When developing large codes, one is often in the position of having a correctly (or at least believed to be correctly) running code; making a change to the code then changes the results for some unknown reason. Often even determining the precise point at which the old and new codes diverge is a major pain. In other cases, a code generates different results when run on different numbers of processors, although in exact arithmetic the same answer is expected. (Of course, this assumes that exactly the same solver and parameters are used in the two cases.)
PETSc provides some support for determining exactly where in the code
the computations lead to different results. First, compile both programs
with different names. Next, start running
both programs as a single MPI job. This procedure is dependent on the particular
MPI implementation being used.
For example, when using MPICH on workstations,
procgroup files can be used to specify the processors on which the job is
to be run.
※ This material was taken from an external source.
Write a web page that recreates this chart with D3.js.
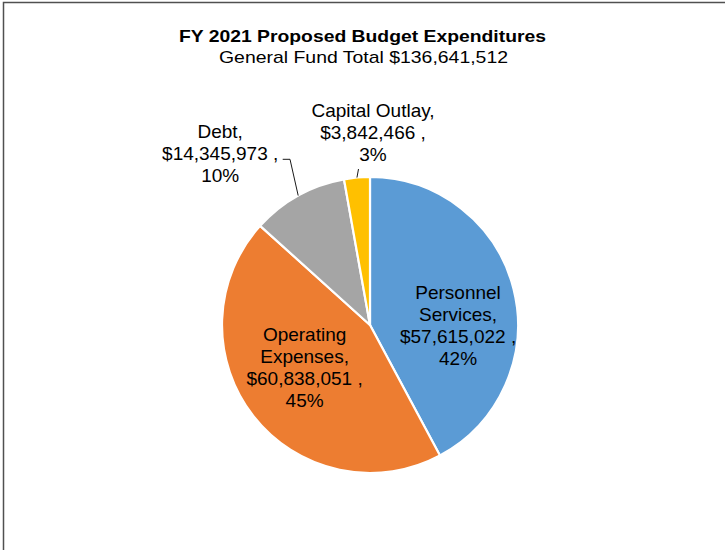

Thus, to run two programs, old and new,
each on two processors, one should create the procgroup file with the
following contents:
local 0 workstation1 1 /home/bsmith/old workstation2 1 /home/bsmith/new workstation3 1 /home/bsmith/new(Of course, workstation1, etc. can be the same machine.) Then, one can execute the command
mpirun -p4pg <procgroup_filemame> old -compare <tolerance> [your_program_options]Note that the same runtime options must be used for the two programs. The first time an inner product or norm detects an inconsistency larger than <tolerance>, PETSc will generate an error. The usual runtime options -start_in_debugger and -on_error_attach_debugger may be used. The user can also place the commands
PetscCompareDouble() PetscCompareScalar() PetscCompareInt()in portions of the application code to check for consistency between the two versions.